С улицы донёсся резкий треск выстрела. Легат рефлекторно схватился за кобуру, но сразу заметил равнодушную реакцию Бульбы. Здешний командир на выстрел отреагировал флегматичным поворотом головы, будто ничего особенного не случилось.

— Я же говорил, что предпочитаю лечить болезнь до того, как она заявит о себе, — усмехнулся он.

Глава 36

Окраина Москвы, Оранжевый сектор санитарного кордона, КПП номер 22.

Командир роты капитан Василий Васильевич Сенин открыл глаза и сразу взглянул на наручные часы. Он проспал ровно два часа. Не так уж и много, если учесть, что перед этим он не спал двое суток и буквально валился с ног от усталости. Капитан встал с походной кровати, взял полотенце и вышел из палатки, поприветствовав своего заместителя. Палаточный лагерь военных был разбит в тени возведённой в рекордные сроки десятиметровой «китайской» стены.

Пока Сенин скрёб себе заросшие щетиной щёки опасной бритвой возле умывальника, его заместитель лейтенант Кирилл Ляпин рассказывал, что произошло за последние два часа…
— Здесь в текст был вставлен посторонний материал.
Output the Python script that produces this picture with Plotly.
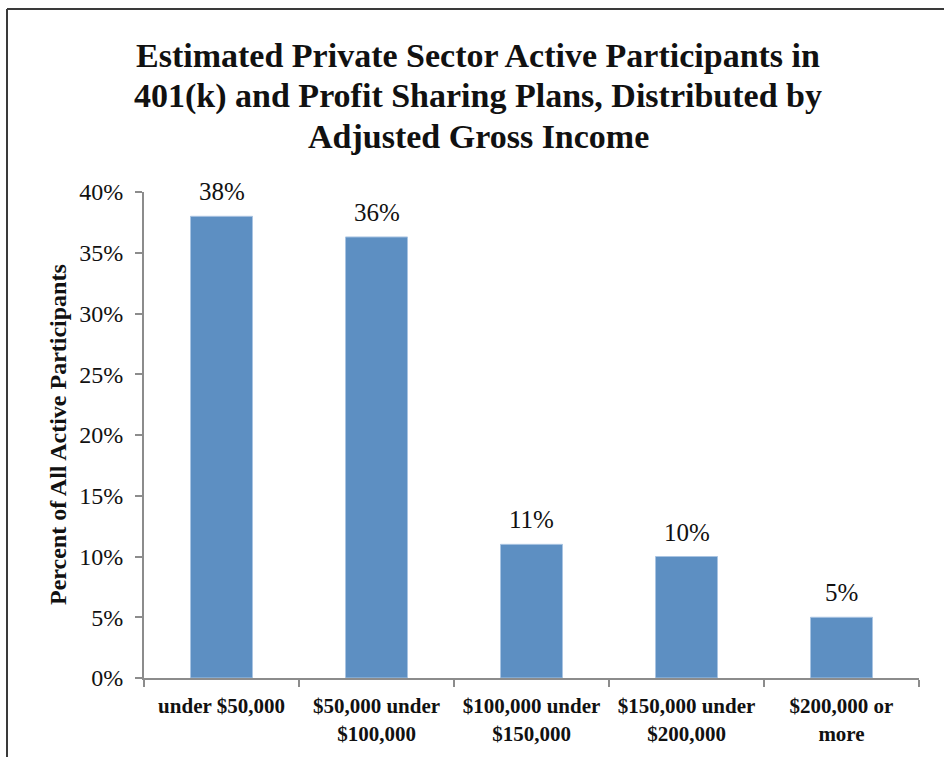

Слушая своего заместителя, Сенин старался смыть ледяной водой похмелье. Кровь стучала у него в висках, язык прилип к нёбу. Похоже, два часа назад они с командиром соседней роты здорово перебрали, раз сниться такая гадость. Сегодня у соседа по позиции день рождения, юбилей, вот и пришлось вопреки своему желанию выпить за его здоровье водки. Ну и заодно для укрепления боевого содружества, как того требуют военные традиции.

Давненько ему не снилась такая мерзость. Да ведь и водки он не пил уже очень давно. Вот и приснилось, что стоит он с дирижерской палочкой на подиуме с пюпитром над оркестровой ямой, в которой, как он знает, собраны лучшие ученики его музыкальной школы, в которой он работает директором. Только маленьких оркестрантов самих не видно, — ни лиц, ни голов — просто под ногами чёрный провал, как огромная братская могила. Взмахнув палочкой, он начинает исполнение своего любимого произведения и сразу же понимает, что оркестр с первых нот жутко фальшивит. Просто ухо режет.